Even though I'm a big advocate for using traps, many people have had great results using the less labor intensive poisonous worms.

Plus, you don't have to deal with removing the mole from your trap after you catch it.

The moles simply die underground and you don't have to do anything aide from placing one of the baits inside an active tunnel.

#6  Avoid Short Zig Zag Tunnels

The short zig zag tunnels you see branching off from the long straight tunnels should be avoided when using both traps and poison.  

These tunnels are caused when the mole searches for food and are generally used one time only.    

#7  Don't Trap Mole Mounds

A common mole prevention mistake many people make is setting a trap in a mole mound. 

These mounds often look like small dirt volcanoes and are a poor location to set a trap.  

Setting a trap on one of these mounds will often result in a sprung trap without actually trapping the mole.

#8  Move Your Traps

Since moles are somewhat solitary animals there's typically only one mole using the active tunnel.

If you don't trap a mole within 48 hours, move the trap to a new location.

If you trap a mole, move your trap to a new tunnel rather than setting it back in the same spot.

#9  Home Remedies Don't Work

Human hair, moth balls, chemicals, exhaust fumes and other home remedies are not a reliable way to kill or repel a mole.

#10  Check Often For Fresh Tunnels

Since moles typically live in wooded or grassy areas near your lawn, a new mole can move in at any time.

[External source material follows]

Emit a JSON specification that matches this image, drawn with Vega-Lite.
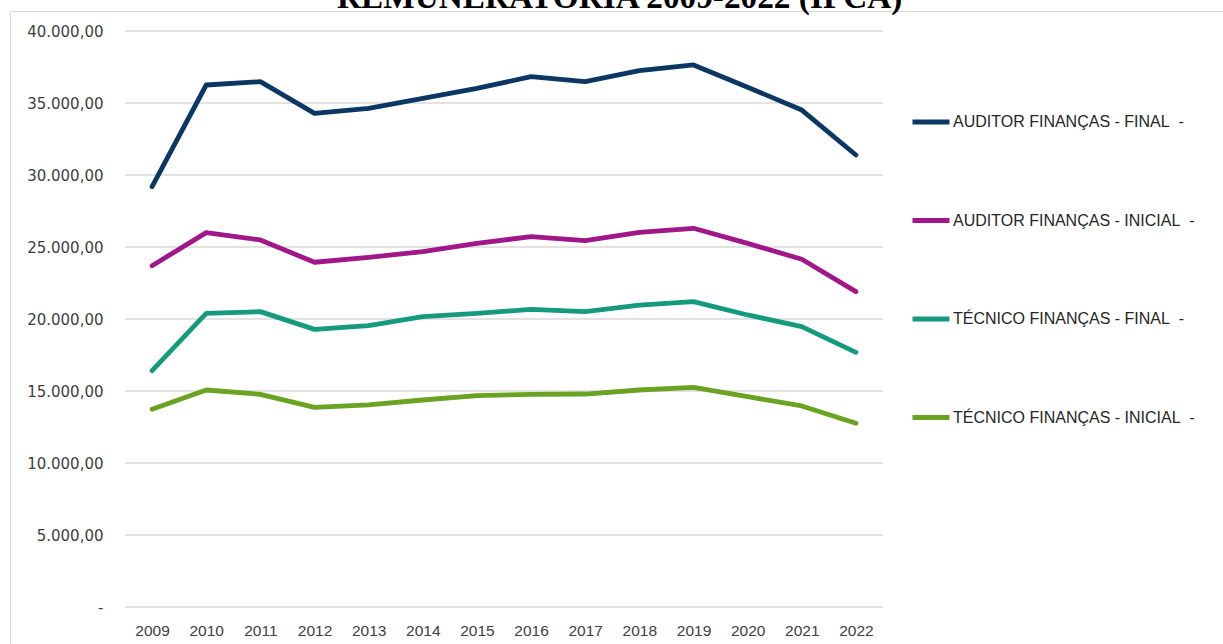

Check often for fresh mole activity and reset your traps as needed before they have a chance to destroy your yard.

Mole Prevention - Overall

Mole prevention isn't hard, but it does take a little bit of time and effort to remove them and keep them from coming back.

I highly recommend buying two or three traps and setting them when you see fresh tunnels appear in the spring.

This will keep your lawn looking great, and you won't have to worry about the damaging aftermath of a hungry mole.